In practice, many security teams discover SOX control gaps only after a control owner cannot explain why a privileged account was still active at quarter end, rather than through intentional evidence design.

How It Works in Practice

Strong SOX support starts by mapping each financial reporting application, database, and administrator role to a named control objective. Identity governance platforms then become evidence generators: they show entitlement history, approval chains, periodic certifications, and termination or remediation actions. For human users, this usually means RBAC reviews and segregation of duties checks. For NHIs, it means proving that application accounts, API keys, and service accounts are tied to a business owner, have a defined purpose, and are reviewed on a schedule that matches reporting risk.

For audit readiness, teams should capture the following:

  • Who requested access and which manager or control owner approved it
  • When the access was last recertified and by whom
  • Whether conflicting duties were flagged and resolved
  • Which accounts were privileged, shared, or non-human
  • Whether access removal, rotation, or disablement happened within the required window

This is where the Ultimate Guide to NHIs is useful: it ties governance to lifecycle controls such as offboarding, rotation, and visibility, which are the same mechanics auditors expect to see when systems impact financial reporting. NHI data from The State of Non-Human Identity Security shows why this matters operationally: only 1.5 out of 10 organisations are highly confident in their ability to secure NHIs, and lack of credential rotation is cited as the top cause of NHI-related attacks by 45% of organisations. That evidence supports a practical audit position: if a control depends on long-lived credentials, the control is weaker than the process around it suggests.

Security teams should also log and retain account activity around sensitive financial workflows, because recertification alone does not prove correct use. Reconciliation between identity records, ticketing systems, and system activity logs creates a defensible chain of evidence. These controls tend to break down when financial systems are integrated with SaaS platforms or automation pipelines that create and reuse service accounts faster than governance workflows can review them.

Common Variations and Edge Cases

Tighter identity governance often increases operational overhead, requiring organisations to balance audit certainty against release speed and support burden. That tradeoff becomes visible in environments where quarterly close activities depend on temporary access, emergency elevation, or large numbers of machine identities.

Best practice is evolving for NHIs in SOX scope. There is no universal standard for whether every service account needs the same certification cadence as a human user, but current guidance suggests that any identity capable of changing financial data, moving funds, or altering report logic should have an accountable owner and a documented review process. That includes scripts, integrations, and robotic process automation accounts.

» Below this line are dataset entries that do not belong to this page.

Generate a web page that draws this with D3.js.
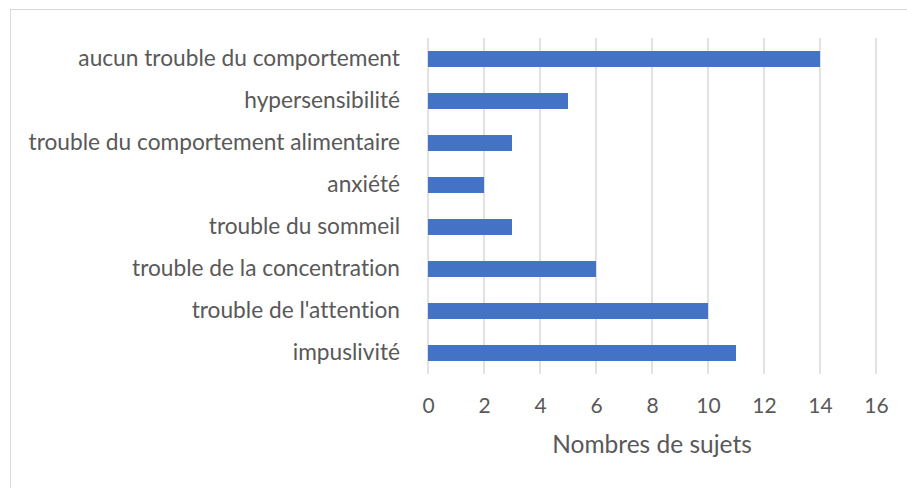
<!DOCTYPE html>
<html>
<head>
<meta charset="utf-8">
<script src="https://cdn.jsdelivr.net/npm/d3@7"></script>
<style>
  body { margin: 0; background: #fff; }
  text { font-family: Lato, sans-serif; fill: #595959; font-variant-ligatures: none; }
</style>
</head>
<body>
<svg id="chart"></svg>
<script>
// categories top to bottom, with counts
var categories = [
    'aucun trouble du comportement',
    'hypersensibilité',
    'trouble du comportement alimentaire',
    'anxiété',
    'trouble du sommeil',
    'trouble de la concentration',
    "trouble de l'attention",
    'impuslivité'
];
var counts = [14, 5, 3, 2, 3, 6, 10, 11];
var xTicks = [0, 2, 4, 6, 8, 10, 12, 14, 16];

var width = 907;
var height = 488;

var svg = d3.select('#chart')
    .attr('width', width)
    .attr('height', height);

// chart frame (cut off at the right and bottom)
svg.append('rect')
    .attr('x', 10.5)
    .attr('y', 9.5)
    .attr('width', 910)
    .attr('height', 490)
    .attr('fill', 'none')
    .attr('stroke', '#d9d9d9');

var xScale = d3.scaleLinear()
    .domain([0, 16])
    .range([428, 876]);

var yScale = d3.scaleBand()
    .domain(categories)
    .range([38, 374])
    .paddingInner(0.62)
    .paddingOuter(0.31);

// vertical gridlines
svg.append('g')
    .selectAll('line')
    .data(xTicks)
    .enter()
    .append('line')
    .attr('x1', d => xScale(d))
    .attr('x2', d => xScale(d))
    .attr('y1', 38)
    .attr('y2', 374)
    .attr('stroke', '#d9d9d9')
    .attr('stroke-width', 1.5);

// bars
svg.append('g')
    .selectAll('rect')
    .data(categories)
    .enter()
    .append('rect')
    .attr('x', xScale(0))
    .attr('y', d => yScale(d))
    .attr('width', (d, i) => xScale(counts[i]) - xScale(0))
    .attr('height', yScale.bandwidth())
    .attr('fill', '#4472c4');

// x axis labels
var xAxis = d3.axisBottom(xScale).tickValues(xTicks).tickSize(0).tickPadding(24);
var gx = svg.append('g')
    .attr('transform', 'translate(0,374)')
    .call(xAxis);
gx.select('.domain').remove();
gx.selectAll('text')
    .style('font-size', '21px')
    .style('font-family', 'Lato, sans-serif')
    .attr('fill', '#595959');

// category labels
var yAxis = d3.axisLeft(yScale).tickSize(0).tickPadding(28);
var gy = svg.append('g')
    .attr('transform', 'translate(428,0)')
    .call(yAxis);
gy.select('.domain').remove();
gy.selectAll('text')
    .style('font-size', '22.7px')
    .style('font-family', 'Lato, sans-serif')
    .attr('fill', '#595959');

// axis title
svg.append('text')
    .attr('x', 652)
    .attr('y', 453)
    .attr('text-anchor', 'middle')
    .style('font-size', '24.5px')
    .text('Nombres de sujets');
</script>
</body>
</html>
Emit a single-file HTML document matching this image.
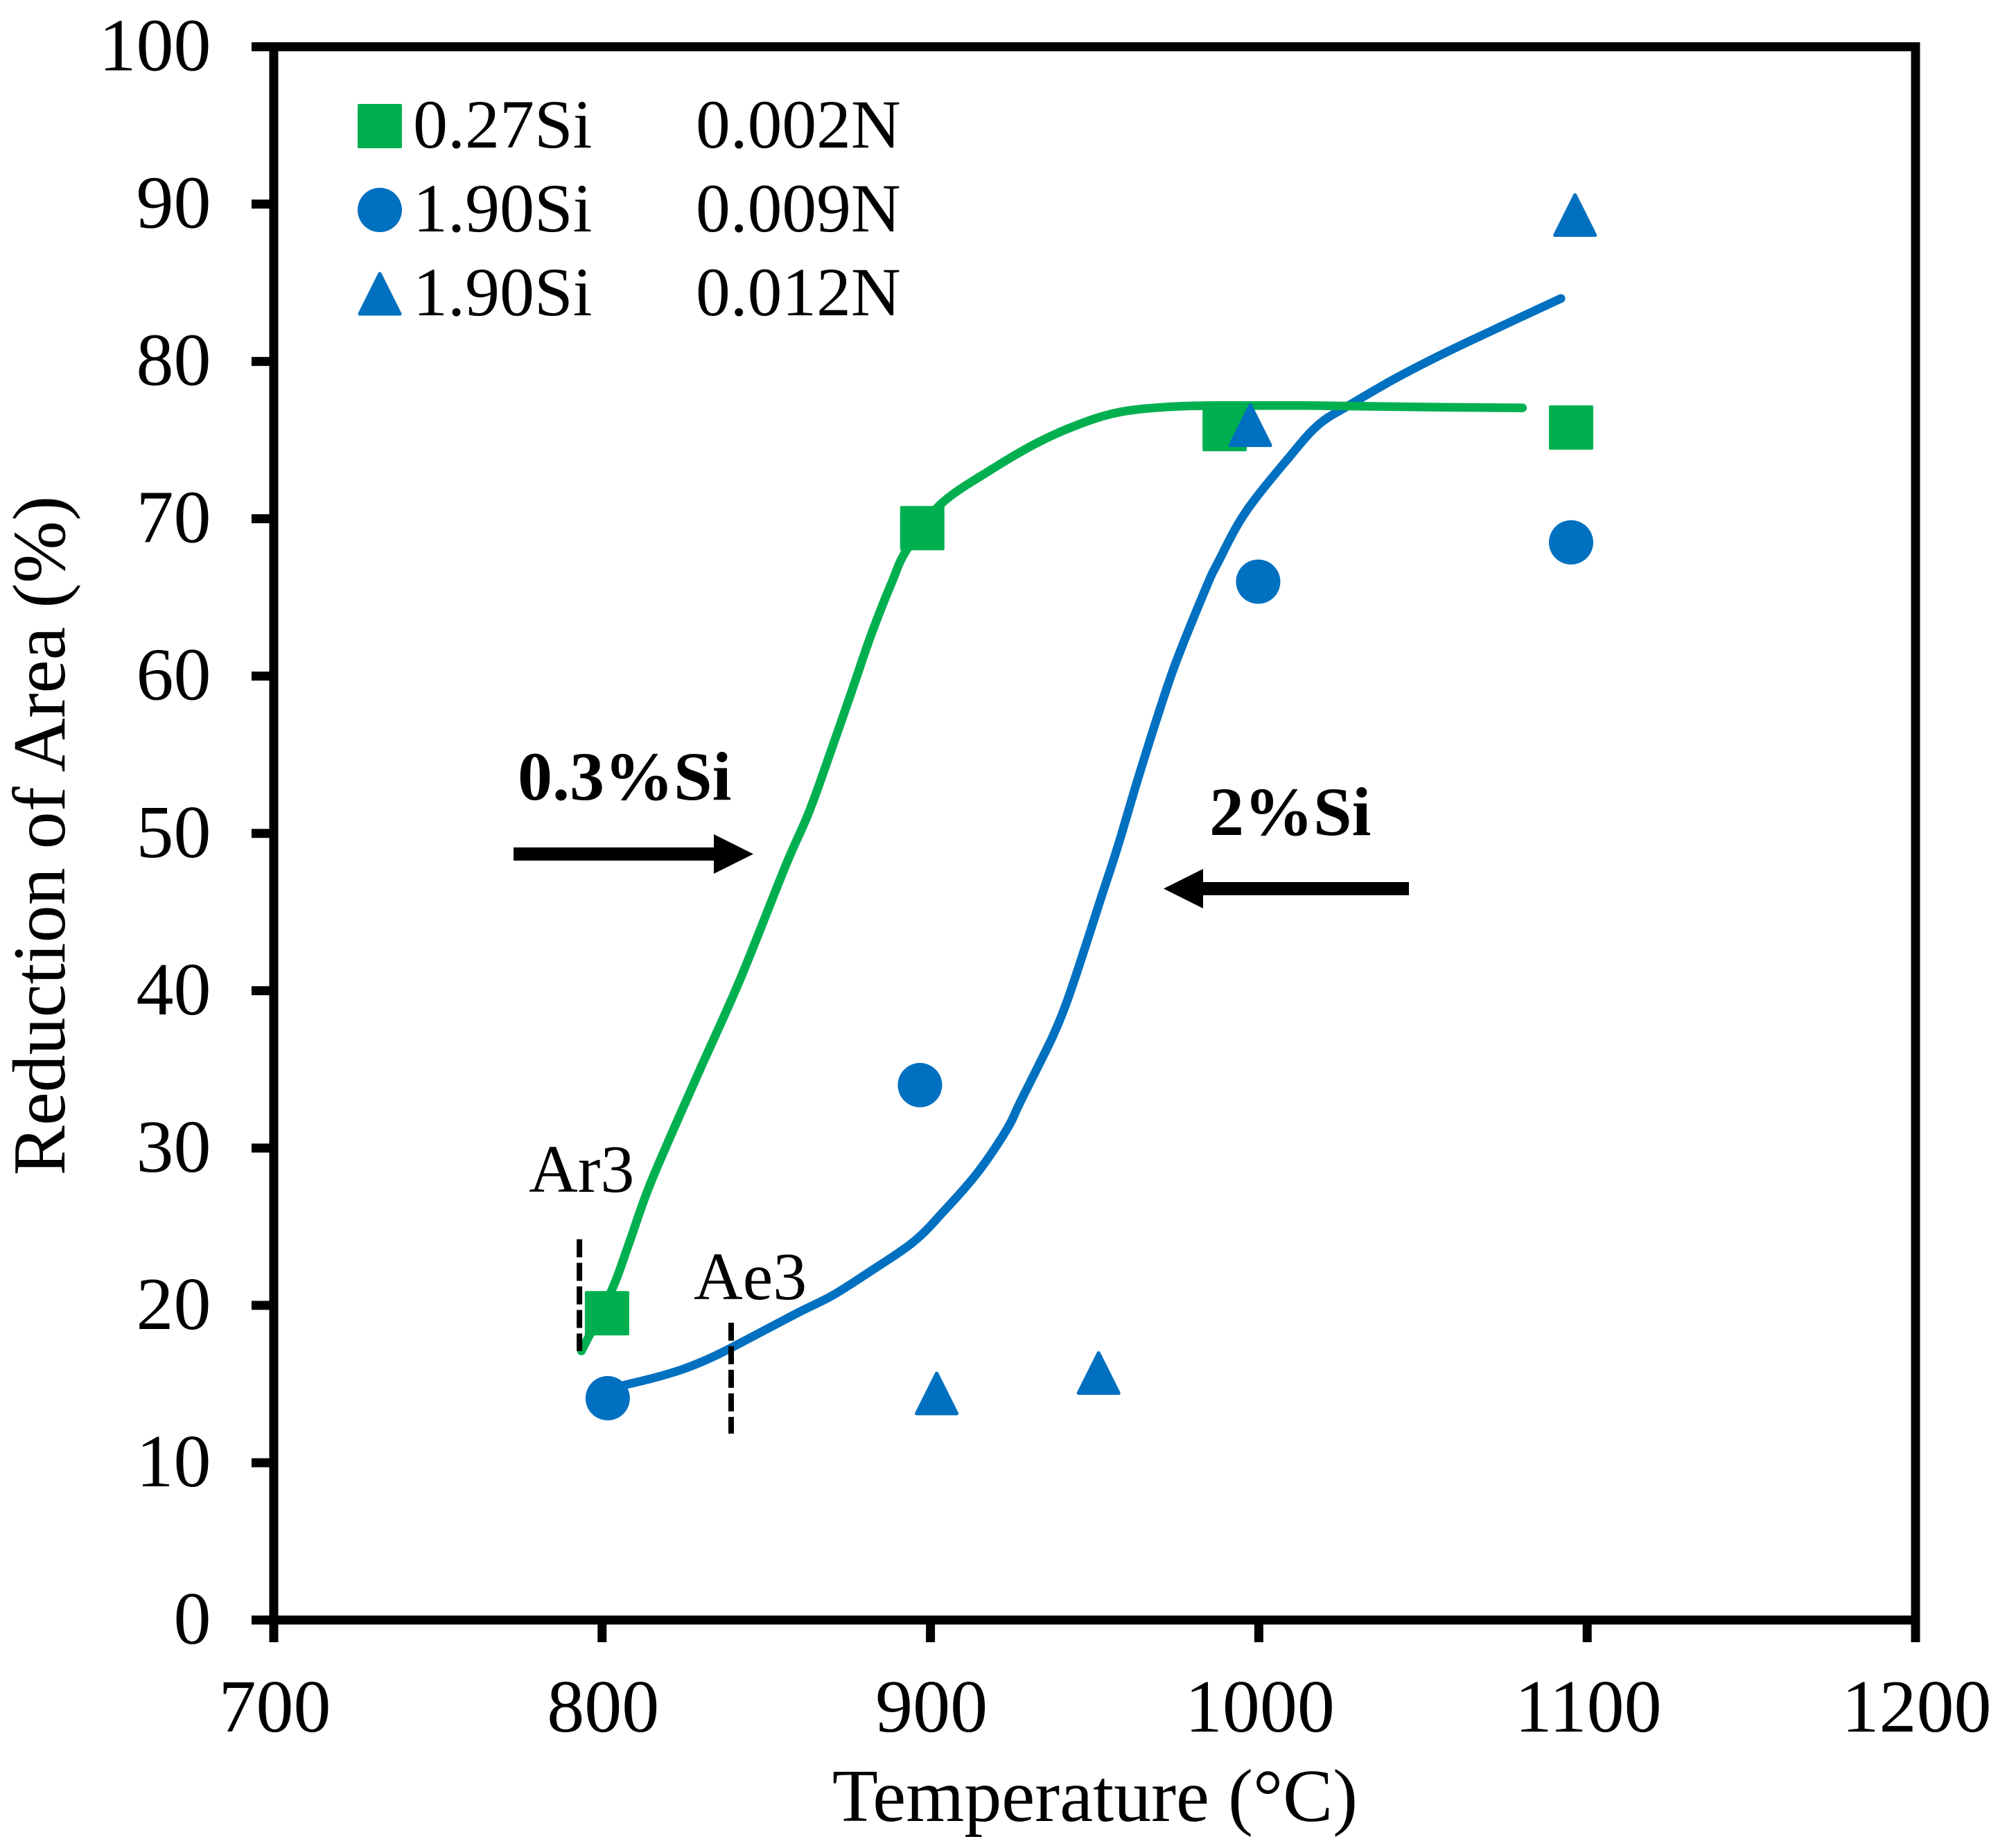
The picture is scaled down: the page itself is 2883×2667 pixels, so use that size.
<!DOCTYPE html>
<html lang="en">
<head>
<meta charset="utf-8">
<title>Reduction of Area vs Temperature</title>
<style>
html,body{margin:0;padding:0;background:#fff;}
svg{display:block;}
text{font-family:"Liberation Serif","Times New Roman",serif;fill:#000;}
</style>
</head>
<body>
<svg id="chart" xmlns="http://www.w3.org/2000/svg" width="2883" height="2667" viewBox="0 0 2883 2667">
  <rect x="0" y="0" width="2883" height="2667" fill="#ffffff"/>
  <g id="curves"></g>
  <g id="refs"></g>
  <g id="markers"></g>
  <g id="axes"></g>

  <text x="1580" y="2628" font-size="108" text-anchor="middle">Temperature (°C)</text>
  <text x="93" y="1206" font-size="108" text-anchor="middle" transform="rotate(-90 93 1206)">Reduction of Area (%)</text>

  <g>
    <rect x="518" y="152" width="60" height="60" fill="#00B050" stroke="#00B050" stroke-width="4" stroke-linejoin="round"/>
    <text x="596" y="213" font-size="100">0.27Si</text>
    <text x="1004" y="213" font-size="99.5">0.002N</text>
    <circle cx="548" cy="303" r="32" fill="#0070C0"/>
    <text x="596" y="334" font-size="100">1.90Si</text>
    <text x="1004" y="334" font-size="99.5">0.009N</text>
    <polygon points="548,395 577,453 519,453" fill="#0070C0" stroke="#0070C0" stroke-width="5" stroke-linejoin="round"/>
    <text x="596" y="455" font-size="100">1.90Si</text>
    <text x="1004" y="455" font-size="99.5">0.012N</text>
  </g>

  <text x="763" y="1720" font-size="98">Ar3</text>
  <text x="1001" y="1875" font-size="98">Ae3</text>

  <text x="747" y="1154" font-size="100" font-weight="bold">0.3%Si</text>
  <polygon points="741,1223 1030,1223 1030,1204 1087,1232.5 1030,1261 1030,1242 741,1242" fill="#000"/>
  <text x="1745" y="1205" font-size="100" font-weight="bold">2%Si</text>
  <polygon points="2033,1273 1736,1273 1736,1254 1679,1282.5 1736,1311 1736,1292 2033,1292" fill="#000"/>
</svg>

<script>
const xTickLabels = [700, 800, 900, 1000, 1100, 1200];
const yTickLabels = [0, 10, 20, 30, 40, 50, 60, 70, 80, 90, 100];

const greenCurveTemp = [793.7, 803, 808.3, 815, 829.2, 841.8, 855.8, 862.9, 869.3, 875.8, 881.9, 888.3, 892.7, 903, 919.1, 933.2, 946.5, 958.1, 971.8, 986, 1014, 1049.3, 1080.3];
const greenCurveArea = [17.1, 21.0, 24.0, 27.9, 34.7, 40.6, 47.9, 51.3, 55.0, 58.9, 62.6, 66.0, 68.0, 70.9, 73.2, 74.9, 76.1, 76.8, 77.1, 77.2, 77.2, 77.1, 77.05];

const blueCurveTemp = [802, 815, 824, 831.3, 839.3, 859.3, 869.9, 880.5, 894.6, 903.7, 914.2, 923.3, 927.3, 936.8, 941, 945.3, 951.8, 957.1, 962.8, 969.1, 974.8, 983.9, 987.5, 995.9, 1009.2, 1018.3, 1028.2, 1042.3, 1056.3, 1070.4, 1092];
const blueCurveArea = [14.7, 15.35, 15.9, 16.5, 17.3, 19.5, 20.6, 22.0, 24.0, 25.9, 28.4, 31.2, 32.9, 36.9, 39.0, 41.6, 45.8, 49.2, 53.2, 57.4, 60.9, 65.6, 67.2, 70.4, 73.9, 76.0, 77.3, 79.0, 80.5, 81.9, 84.0];

const squareTemp = [801.5, 897.5, 989.6, 1095.1];
const squareArea = [19.5, 69.4, 75.7, 75.8];
const circleTemp = [801.7, 896.8, 999.8, 1095.1];
const circleArea = [14.1, 34.0, 66.0, 68.5];
const triangleTemp = [901.9, 951.2, 997.4, 1096.3];
const triangleArea = [14.4, 15.7, 75.95, 89.3];

const refTemp = [793.1, 839.3];
const refAreaLow = [17.1, 11.85];
const refAreaHigh = [24.2, 18.9];

const NS = 'http://www.w3.org/2000/svg';
const plotLeft = 395, plotRight = 2764, plotTop = 67.5, plotBottom = 2338;
const xMin = 700, xMax = 1200, yMin = 0, yMax = 100;
function sx(v) { return plotLeft + (v - xMin) / (xMax - xMin) * (plotRight - plotLeft); }
function sy(v) { return plotBottom - (v - yMin) / (yMax - yMin) * (plotBottom - plotTop); }

function make(tag, parent, attrs) {
  const el = document.createElementNS(NS, tag);
  for (const k in attrs) el.setAttribute(k, attrs[k]);
  parent.appendChild(el);
  return el;
}

function splinePath(temps, areas) {
  const p = temps.map((t, i) => [sx(t), sy(areas[i])]);
  let d = 'M' + p[0][0].toFixed(1) + ' ' + p[0][1].toFixed(1);
  for (let i = 0; i < p.length - 1; i++) {
    const a = p[Math.max(i - 1, 0)], b = p[i], c = p[i + 1], e = p[Math.min(i + 2, p.length - 1)];
    const c1x = b[0] + (c[0] - a[0]) / 6, c1y = b[1] + (c[1] - a[1]) / 6;
    const c2x = c[0] - (e[0] - b[0]) / 6, c2y = c[1] - (e[1] - b[1]) / 6;
    d += 'C' + c1x.toFixed(1) + ' ' + c1y.toFixed(1) + ' ' + c2x.toFixed(1) + ' ' + c2y.toFixed(1) + ' ' + c[0].toFixed(1) + ' ' + c[1].toFixed(1);
  }
  return d;
}

const curves = document.getElementById('curves');
const blueCurve = make('path', curves, { d: splinePath(blueCurveTemp, blueCurveArea), fill: 'none', stroke: '#0070C0', 'stroke-width': 12.5, 'stroke-linecap': 'round', 'stroke-linejoin': 'round' });


const greenCurve = make('path', curves, { d: splinePath(greenCurveTemp, greenCurveArea), fill: 'none', stroke: '#00B050', 'stroke-width': 12.5, 'stroke-linecap': 'round', 'stroke-linejoin': 'round' });



const refs = document.getElementById('refs');
refTemp.forEach((t, i) => {
  const line = make('line', refs, { x1: sx(t), x2: sx(t), y1: sy(refAreaHigh[i]), y2: sy(refAreaLow[i]), stroke: '#000', 'stroke-width': 8, 'stroke-dasharray': '26 8' });
  
  
});

const markers = document.getElementById('markers');
squareTemp.forEach((t, i) => {
  const cx = sx(t), cy = sy(squareArea[i]);
  const m = make('rect', markers, { x: cx - 30, y: cy - 30, width: 60, height: 60, fill: '#00B050', stroke: '#00B050', 'stroke-width': 4, 'stroke-linejoin': 'round' });
  
  
});
circleTemp.forEach((t, i) => {
  const m = make('circle', markers, { cx: sx(t), cy: sy(circleArea[i]), r: 32, fill: '#0070C0' });
  
  
});
triangleTemp.forEach((t, i) => {
  const cx = sx(t), cy = sy(triangleArea[i]);
  const pts = [[cx, cy - 29], [cx + 29, cy + 29], [cx - 29, cy + 29]].map(q => q[0].toFixed(1) + ',' + q[1].toFixed(1)).join(' ');
  const m = make('polygon', markers, { points: pts, fill: '#0070C0', stroke: '#0070C0', 'stroke-width': 5, 'stroke-linejoin': 'round' });
  
  
});

const axes = document.getElementById('axes');
const stroke = { stroke: '#000', 'stroke-width': 13 };
const frameTop = make('line', axes, Object.assign({ x1: 363, x2: 2770.5, y1: sy(yMax), y2: sy(yMax) }, stroke));


const frameBottom = make('line', axes, Object.assign({ x1: 363, x2: 2770.5, y1: sy(yMin), y2: sy(yMin) }, stroke));


const frameLeft = make('line', axes, Object.assign({ x1: sx(xMin), x2: sx(xMin), y1: 61, y2: 2370 }, stroke));


const frameRight = make('line', axes, Object.assign({ x1: sx(xMax), x2: sx(xMax), y1: 61, y2: 2370 }, stroke));



xTickLabels.forEach(v => {
  const tick = make('line', axes, Object.assign({ x1: sx(v), x2: sx(v), y1: plotBottom, y2: 2370 }, stroke));
  
  
  const label = make('text', axes, { x: sx(v) + 1.5, y: 2499, 'font-size': 108, 'text-anchor': 'middle' });
  label.textContent = String(v);
  
  
});
yTickLabels.forEach(v => {
  const tick = make('line', axes, Object.assign({ x1: 363, x2: plotLeft, y1: sy(v), y2: sy(v) }, stroke));
  
  
  const label = make('text', axes, { x: 304.5, y: sy(v) + 34, 'font-size': 108, 'text-anchor': 'end' });
  label.textContent = String(v);
  
  
});
</script>
</body>
</html>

Some teams over-focus on generic joiner-mover-leaver workflows and miss the real SOX issue: identity drift inside systems of record. A service account may remain technically active, but its original purpose, approver, or secret ownership may no longer be valid. The most defensible approach is to pair access governance with periodic attestation of business need, secret rotation, and activity monitoring. The Lifecycle Processes for Managing NHIs section is especially relevant here, because it shows how offboarding and revocation need to be treated as control evidence, not just operational cleanup. Where organisations use cloud-native automation, the same principle applies, but the evidence source may be IAM logs, pipeline approvals, or workload identity records rather than a traditional access review report.

Standards & Framework Alignment

This section maps relevant standards and security frameworks to the operational risks and controls described in this guidance.

OWASP Non-Human Identity Top 10 address the attack and risk surface, while NIST CSF 2.0 and NIST AI RMF set the governance and control requirements practitioners need to meet.

Framework Control / Reference Relevance
NIST CSF 2.0 PR.AC-4 SOX evidence depends on managed access and periodic review of entitlements.
OWASP Non-Human Identity Top 10 NHI-03 Service account lifecycle and rotation are central to SOX-relevant NHI governance.
NIST AI RMF Governance and accountability principles support auditability of automated identity decisions.

Map financial-system access to PR.AC-4 and retain approval, review, and removal evidence.